Au cours d’une session du Conseil de sécurité des Nations unies, le 9 décembre 2024, Thérèse Kayikwamba Wagner, ministre des Affaires étrangères et de la Coopération internationale de la République démocratique du Congo (RDC), a rejeté l’idée d’une revendication ethnique portée par le Mouvement du 23 mars (M23). La patronne de la diplomatie congolaise accuse cette rébellion d’exécuter, en revanche, un agenda du Rwanda, notamment une «réorganisation démographique » de certains territoires congolais.
Devant le Conseil de sécurité, le représentant du Rwanda a accusé la RDC de blâmer son pays pour son soutien au M23 alors qu’il existe une centaine de groupes armés présents au Congo. La réponse de la cheffe de la diplomatie congolaise ne s’est pas fait attendre. « Je blâme le Rwanda pour la présence illégale de ses troupes en RDC, le bombardement du camp des déplacés de Mugunga, le pillage systématique de nos ressources naturelles et les attaques contre les soldats de la paix des Nations unies et de la SADC. Je blâme donc le Rwanda pour les violations de la charte des Nations unies », a répliqué Thérèse Kayikwamba. Elle a également cité le massacre de Kishishe perpétré en novembre 2022 et le bombardement d’une école à Luofu, le 8 décembre dernier à Lubero.

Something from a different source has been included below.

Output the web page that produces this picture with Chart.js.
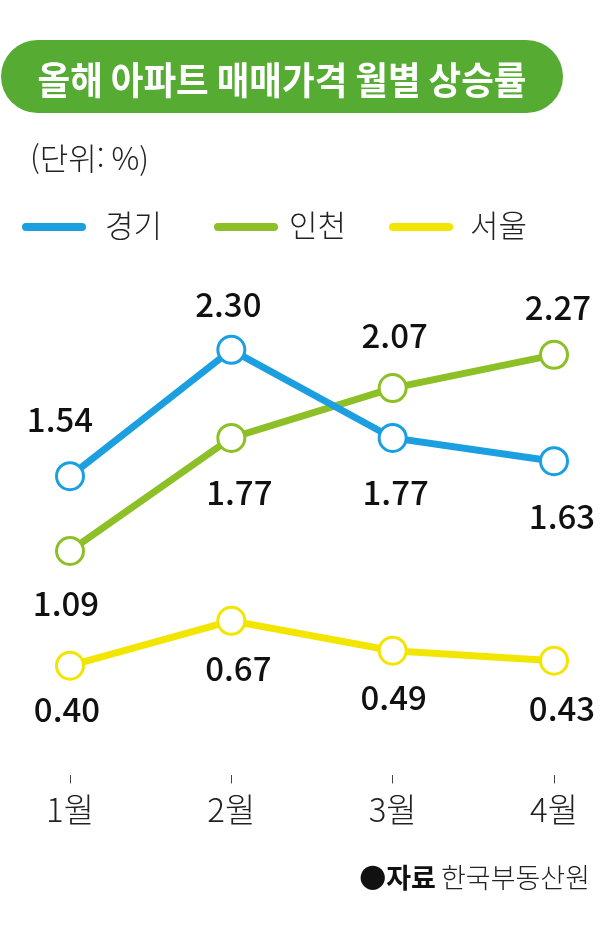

D’après la ministre congolaise, ces actes sont tous des crimes et sont documentés dans le rapport du groupe d’experts des Nations unies sur le Congo. Thérèse Kayikwamba a aussi posé la question au Conseil de sécurité de savoir si ces crimes de guerre et massacres faisaient partie des moyens de revendication ethnique. « Depuis quand des massacres, des déplacements forcés et la réorganisation démographique des territoires sont-ils des moyens légitimes pour répondre à des revendications ethniques et sociales ? », s’est-elle interrogée. Ces pratiques s’apparentent, selon elle, à une épuration ethnique. « Ces actes traduisent une volonté de redessiner la composition démographique des territoires sous contrôle du M23, sapant les structures sociales et culturelles existantes », a-t-elle précisé.
M23, un prolongement du Rwanda en RDC ?
Après le Rassemblement congolais pour la démocratie (RCD), le Congrès national pour la défense du peuple (CNDP), le M23 est également perçu comme un prolongement des intérêts du Rwanda en République Démocratique du Congo. Les revendications ethniques de cette rébellion ne sont souvent pas claires. Mais sur le terrain, la rébellion s’active à exploiter les ressources naturelles en faveur du Rwanda et à replacer des populations autres que celles qui vivaient dans ces zones. La ministre des Affaires étrangères n’a pas mâché ses mots pour le faire savoir au Conseil de sécurité. « Le M23 ne défend aucune cause, il exécute une stratégie dictée par les intérêts du Rwanda. Le groupe d’experts [de l’ONU] l’a démontré. Il ne s’agit pas de défendre des minorités mais de contrôler des ressources et d’affaiblir la souveraineté de la République Démocratique du Congo», a-t-elle dénoncé.
Dans les zones sous occupation rebelle, les sites miniers sont sous administration rebelle. Dans le territoire de Masisi, le site de Rubaya, connu pour ses minerais de coltan et d’or est exploité par les rebelles en complicité avec le Rwanda. La représentante spéciale du secrétaire général des Nations unies en RDC, Madame Bintou Keita, a fait savoir que ce mouvement rebelle et ses soutiens contrôlent de vastes zones des territoires de Rutshuru, Masisi, Walikale, Nyiragongo et Lubero, un espace deux fois plus large que celui occupé en 2012.
Ayant trouvé du miel au Congo, Kigali ne montre pas encore l’intention de vouloir retirer ses troupes du sol congolais. Pour preuve, le Rwanda n’a jamais envoyé ses délégués pour composer le mécanisme ad hoc de vérification du cessez-le-feu, 35 jours après sa mise en place par l’Angola, médiateur dans ce conflit. Ce qui paralyse le fonctionnement de cette structure de contrôle des actes de violation du cessez-le-feu en vigueur depuis le 4 août. Ce mécanisme compte également 18 experts angolais et respectivement 3 experts congolais et rwandais.
L’attitude du Rwanda n’augure pas une solution de paix, malgré le rendez-vous des deux chefs d’État, Paul Kagame et Félix Tshisekedi, prévu le 15 décembre à Luanda, autour du médiateur désigné par l’Union africaine pour ce conflit, le président angolais João Lourenço.